Dans son Journal, chef d’œuvre littéraire et sociologique aussi acerbe que caustique, Jules Renard se fend d’une assertion qui pour moi, pèse lourd de véracité : « Il est difficile d’être bon quand on est clairvoyant. » Si la bonté échappe aux lucides – à ceux qui comme Oscar Wilde lisent les vérités dans ses interstices et ses pluralités, elle serait donc l’apanage des aveugles – ceux qui par obstination sans fondements rationnels refusent l’évidence objective.
Messieurs les pourfendeurs et détracteurs de Blake Griffin, soyez donc rassurés : à défaut d’accepter l’indéniable, vous pouvez vous targuer d’être de bonnes âmes.
Même Dorian Gray vous envierait ce paradoxe, soyez-en flattés. Etes-vous aussi doués dans la plaidoirie que la fausse flagornerie ? J’attends vos arguments en réponse à mon interpellation : comment pouvez-vous aujourd’hui ne pas au moins reconnaître et applaudir la progression de votre accusé ? Certes vous pourrez toujours brandir les chiffres pour vous justifier.
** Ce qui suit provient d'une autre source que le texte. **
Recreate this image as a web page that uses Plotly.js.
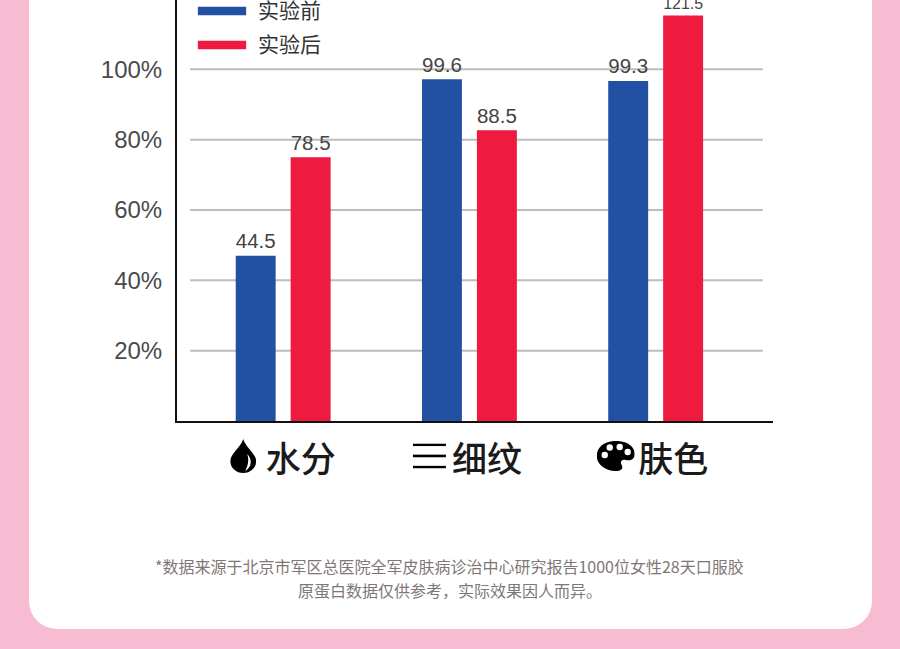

Après tout Blake Griffin n’a peut-être jamais autant scoré (24,3), mais dans son adresse dans le champ (53,2%) et aux lancers (69,7%), sa présence au rebond (9,7) et son impact à la passe (3,5 décisives/match) comme au contre (0,6), le VRP de Lob City n’affiche pas des stats aussi évocatrices que chacune de ses sorties depuis deux mois.
Victime de la « hype »
Mais son impressionnante progression qui, cornaquée par le Doc commence à ressembler à une mutation, aucun observateur un tantinet avisé et lucide ne peut la contester. Après sa saison rookie, les critiques envers le numéro 1 de la draft 2009 pointaient du doigt sa faible panoplie offensive, son absence de mouvements au poste, son jump shoot faiblard, sa maladresse aux lancers – qui logiquement en faisait une option dangereuse sur les possessions importantes en fin de match, son basket très poster boy et last but not least, la hype qu’il a très vite générée. Berné comme un bleu par les vicelards de Memphis au premier tour des playoffs 2013, après une saison régulière décevante à 18 pts et 8,3 rbds, l’ailier-fort angeleno a donné lui-même le bâton pour se faire battre. Arrogant, floppeur, pleureuse, diva, trop soft, pas assez dur, Blake a levé contre lui le peuple des « haters ».
Et puis Vinny Del Negro s’en est allé, un champion NBA et mentor en puissance est arrivé sur le banc et l’acolyte de CP3 a mis un mois après le début de campagne pour graver dans le marbre deux postulats : primo c’est un gros bosseur, intelligent dans sa préparation et minutieux dans son approche, qui connait assez bien ses lacunes pour les combler une par une ; secundo, il dispose d’une faculté de progression sans beaucoup d’équivalents en NBA.
Comme les plus grands, il s’attache à corriger ses défauts
En deux saisons pleines il a rayé de la carte ses plus grosses lacunes.
– Son jump shoot ? Il rentre et il peut même désormais se le créer tout seul en prenant la gonfle dos au panier.
– Son adresse à mi-distance ? Elle est parmi les meilleures de la ligue chez les intérieurs. Sa sélection de shoots ? Il a enfilé un mois de compétition à plus de 25 pts de moyenne au-dessus des 50%.
– Ses lancers ? Il met ceux qui comptent et le hack a blake n’est plus une arme adverse.
– Son arsenal dos au panier ? Il y a ajouté une main gauche et un toucher.
Son spin move en sortie de dribble entre les jambes, c’est son fait maison à lui, il en dit long sur ses qualités techniques. Si DeAndre nettoie les cercles, il y est aussi pour quelque chose. Et si Blake régale en transition comme sur demi-terrain, DJ est également responsable. La paire est complémentaire, chacun a besoin de l’autre et l’exceptionnelle saison du Okie s’explique aussi par la nouvelle dimension prise par son compère du Texas.
Blake Griffin peut encore agacer par ses attitudes et ses complaintes auprès des arbitres. Mais il ne peut plus porter une réputation d’étoile surcotée ! Son cap il l’a passé.